Miloš Zeman becomes first directly elected Czech president

Miloš Zeman, photo: ČTK

Miloš Zeman is set to become the first directly elected president in Czech history. Following a divisive campaign, the former Social Democrat prime minister defeated his second-round rival, Karel Schwarzenberg, by 55 percent to 45 percent. The outgoing head of state, Václav Klaus, has welcomed the result.

Miloš Zeman,  photo: ČTK
Miloš Zeman, who in the 1990s built the Social Democrats into an election-winning force, is one of the most significant figures in post-1989 Czech politics.

The former prime minister appeared to have missed his shot at Prague Castle when he lost a parliamentary presidential election in 2003. However, on Saturday Mr. Zeman completed a remarkable comeback, soundly beating TOP 09 chair Karel Schwarzenberg by 55 percent to 45 percent.
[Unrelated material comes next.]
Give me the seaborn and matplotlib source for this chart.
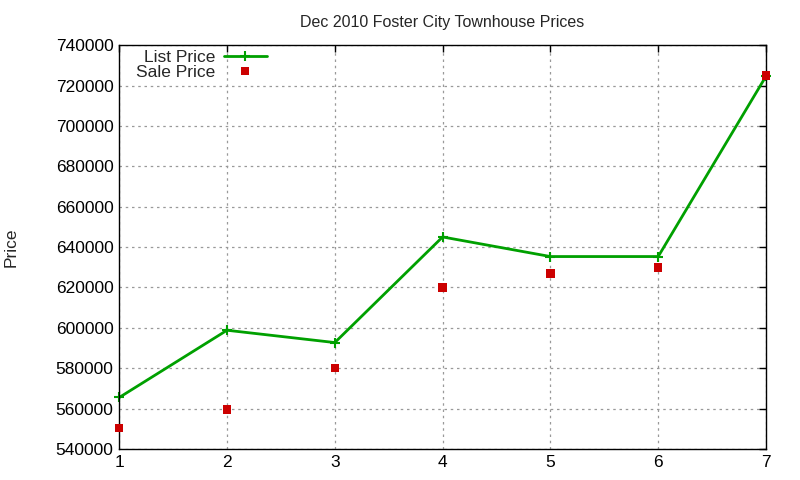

Mr. Zeman, an excellent public speaker known for his acerbic wit, succeeded in focussing attention on Foreign Minister Schwarzenberg’s membership of a cabinet that has undertaken unpopular reforms.

As the pre-election battle intensified, he and his backers also played the nationalist card, attempting to portray the blue-blooded Mr. Schwarzenberg as something of a “foreign” candidate. (The prince’s family was forced into exile by the Communists in 1948 and his Austrian wife doesn’t speak Czech.)

Karel Schwarzenberg,  photo: ČTK
Asked at a chaotic press conference at a Prague hotel on Saturday afternoon how he hoped to bring together a society that has become sharply divided in recent weeks, the president-elect said he wished to be the head of state of all 10 million Czechs.

“I don’t want to be the president of godfather-style mafias that act as a parasite on this society and suck the blood out of its body, without providing any real value in return. And being the president of all citizens from right to left and the other way around is the duty of everybody who has been elected president of the Czech Republic.”

Interestingly, Mr. Zeman was not flanked by his publicity-shy wife but his teenage daughter and a popular actress who supported his campaign.

Meanwhile, at his city centre headquarters, Karel Schwarzwenberg – who had surprised many by making it out of the first round – conceded defeat in front of his supporters.

Václav Klaus,  photo: ČTK
“I am terribly proud of my election team. They fought bravely but never lied or struck below the belt. For that, I would like to thank them – in the tensest moments that never happened. We kept our honour, even in this defeat. Thank you all!”

President Václav Klaus and members of his family had indirectly supported Mr. Zeman and the outgoing head of state told Czech Radio that he welcomed the outcome of the vote.

“With a good feeling, I can say I’m proud of the Czech nation. I think the Czech nation didn’t allow themselves to be confused by an incredible media anti-campaign. I’d like to use the kind of exaggeration that has often been seen in our country and say that now, finally, love and truth have won out over lies and hatred.”

Petr Nečas,  photo: ČTK
Prime Minister Petr Nečas, who had said he was backing Mr. Schwarzenberg, a cabinet colleague, with gritted teeth, paid tribute to the victor’s heavyweight status.

“Miloš Zeman is a logical candidate for president. Of all those who stood, he was the most natural candidate – because the post-1989 era in Czech politics has generated three particularly strong personalities: Václav Havel, Václav Klaus and Miloš Zeman.”

Mr. Klaus will step down on March 7. The following day, fanfares will sound as Miloš Zeman is inaugurated in a grand ceremony at Prague Castle, which will become his home for at least the next five years.